District admin growth 10x greater than student, teacher growth

The number of district administrators in U.S. public schools has grown 87.6 percent between 2000 and 2019 compared to student growth at 7.6 percent and teacher growth at 8.7 percent.

The data from the Center for Education Statistics and the U.S. Department of Education was shared by Dr. Larry Arnn, president of Hillsdale College.

It illustrates the role public education plays in the prevailing administrative system, with the rapid and large growth of administrators resulting in removing “authority and money away from the schools where the students learn” and flowing it “toward the bureaucracy,” continues Dr. Arnn.

…[A]s the numbers show, the public education system works to the detriment of teachers and for the benefit of bureaucrats. The teachers unions themselves, some of the largest of the public employee unions, claim to be defending teachers and children. That cannot be more than half true, given that they are defending an administrative system that has grown by leaps and bounds while the number of teachers has grown very little.

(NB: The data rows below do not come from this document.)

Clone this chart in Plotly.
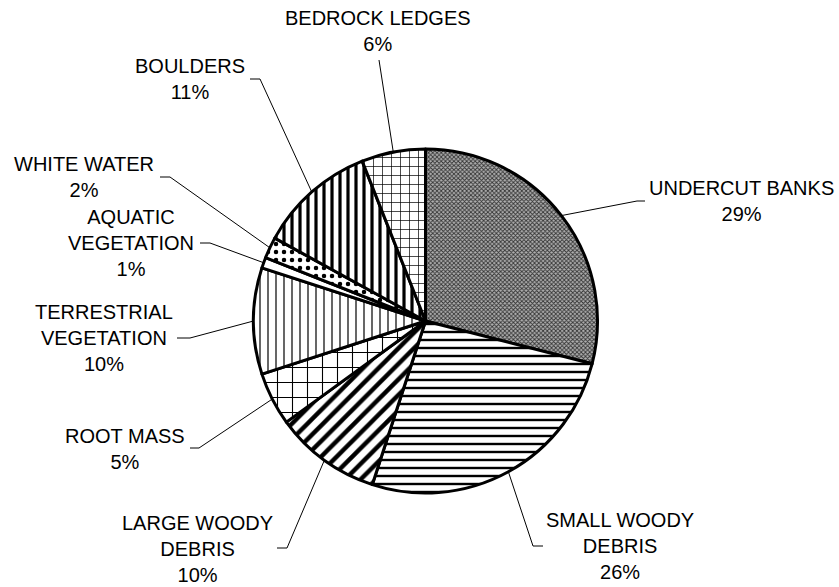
import math
import plotly.graph_objects as go

# ---- data ----
categories = ["UNDERCUT BANKS", "SMALL WOODY DEBRIS", "LARGE WOODY DEBRIS", "ROOT MASS",
              "TERRESTRIAL VEGETATION", "AQUATIC VEGETATION", "WHITE WATER", "BOULDERS",
              "BEDROCK LEDGES"]
percents = [29, 26, 10, 5, 10, 1, 2, 11, 6]
label_text = ["UNDERCUT BANKS", "SMALL WOODY<br>DEBRIS", "LARGE WOODY<br>DEBRIS", "ROOT MASS",
              "TERRESTRIAL<br>VEGETATION", "AQUATIC<br>VEGETATION", "WHITE WATER", "BOULDERS",
              "BEDROCK LEDGES"]

# ---- layout / style ----
W, H = 839, 587
CX, CY, R = 425.5, 321.0, 172.0
shapes_ = ["x", "-", "/", "+", "|", "", ".", "|", "+"]
sizes_ = [3, 8, 11, 15, 8, 8, 8, 8, 9]
solid_ = [0.5, 0.3, 0.4, 0.14, 0.15, 0.2, 0.25, 0.4, 0.15]
fg_ = ["#333333", "black", "black", "black", "black", "black", "black", "black", "black"]
bg_ = ["#b0b0b0", "white", "white", "white", "white", "white", "white", "white", "white"]
# label block centres (px) and leader elbow / end points (px)
label_pos = [(741, 201), (620, 546), (197, 549), (125, 449), (104, 338), (131, 243),
             (84, 177), (190, 79), (378, 31)]
elbows = [((637, 201), (645, 201)), ((533, 546), (543, 546)), ((287, 548), (277, 548)),
          ((199, 448), (190, 448)), ((190, 338), (177, 338)), ((210, 243), (200, 243)),
          ((170, 177), (160, 177)), ((260, 79), (250, 79)), ((379, 60), (379, 60))]

def px(x, y):
    return x / W, 1 - y / H

fig = go.Figure()
fig.add_trace(go.Pie(
    labels=categories, values=percents, sort=False, direction="clockwise", rotation=0,
    textinfo="none", hoverinfo="label+percent", showlegend=False,
    domain=dict(x=[(CX - R) / W, (CX + R) / W], y=[1 - (CY + R) / H, 1 - (CY - R) / H]),
    marker=dict(colors=bg_, line=dict(color="black", width=3),
                pattern=dict(shape=shapes_, size=sizes_, solidity=solid_,
                             fgcolor=fg_, bgcolor=bg_, fgopacity=1, fillmode="overlay")),
))

total = sum(percents)
cum = 0
shape_list = []
annotations = []
for i, v in enumerate(percents):
    mid = (cum + v / 2) / total * 2 * math.pi
    cum += v
    ex, ey = CX + R * math.sin(mid), CY - R * math.cos(mid)
    (e1x, e1y), (e2x, e2y) = elbows[i]
    p0, p1, p2 = px(ex, ey), px(e1x, e1y), px(e2x, e2y)
    shape_list.append(dict(type="path", xref="paper", yref="paper",
                           path=f"M {p0[0]},{p0[1]} L {p1[0]},{p1[1]} L {p2[0]},{p2[1]}",
                           line=dict(color="black", width=1)))
    lx, ly = px(*label_pos[i])
    annotations.append(dict(x=lx, y=ly, xref="paper", yref="paper", showarrow=False,
                            xanchor="center", yanchor="middle", align="center",
                            text=f"{label_text[i]}<br>{v}%",
                            font=dict(family="Liberation Sans, Arial", size=20, color="black")))

fig.update_layout(width=W, height=H, margin=dict(l=0, r=0, t=0, b=0),
                  paper_bgcolor="white", plot_bgcolor="white",
                  shapes=shape_list, annotations=annotations)
fig.write_html("out.html", config={"displayModeBar": False},
               post_script="document.body.style.margin='0';document.body.style.overflow='hidden';")
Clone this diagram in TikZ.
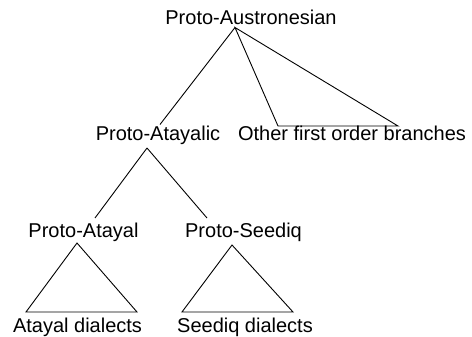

Other federal data also confirm the growth in administrative staff far outpacing teacher hiring.

This isn’t to say, of course, that all administrators are bad, writes Ira Stoll for Education Next. “[S]urely there are cases in which hiring additional administrators at the school or district level have improved student outcomes. Without full-time administrators, compliance burdens fall more heavily on classroom teachers or risk going unmet.”

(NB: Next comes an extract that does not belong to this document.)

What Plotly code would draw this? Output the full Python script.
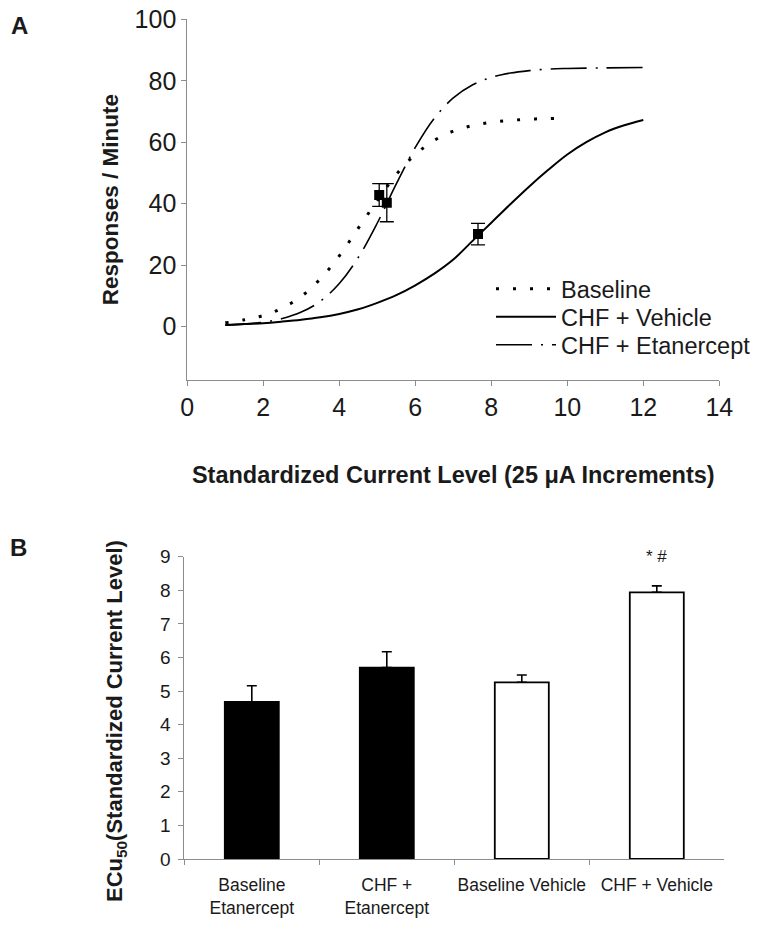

The data also doesn’t capture the growing administrative burdens on existing teaching staff. These burdens “represent real costs in terms of staff time, diminished instructional capacity, and endemic burnout in the teaching profession,” continues Stoll. “Special education teachers, for instance, spend more time each week on paperwork than they do on grading papers, communicating with parents, sharing expertise with colleagues, supervising paraprofessionals, and attending Individualized Education Plan meetings combined…”

When central bureaucrats and union officials call most of the shots, is it any wonder the top-down education bureaucracy has so many shortcomings?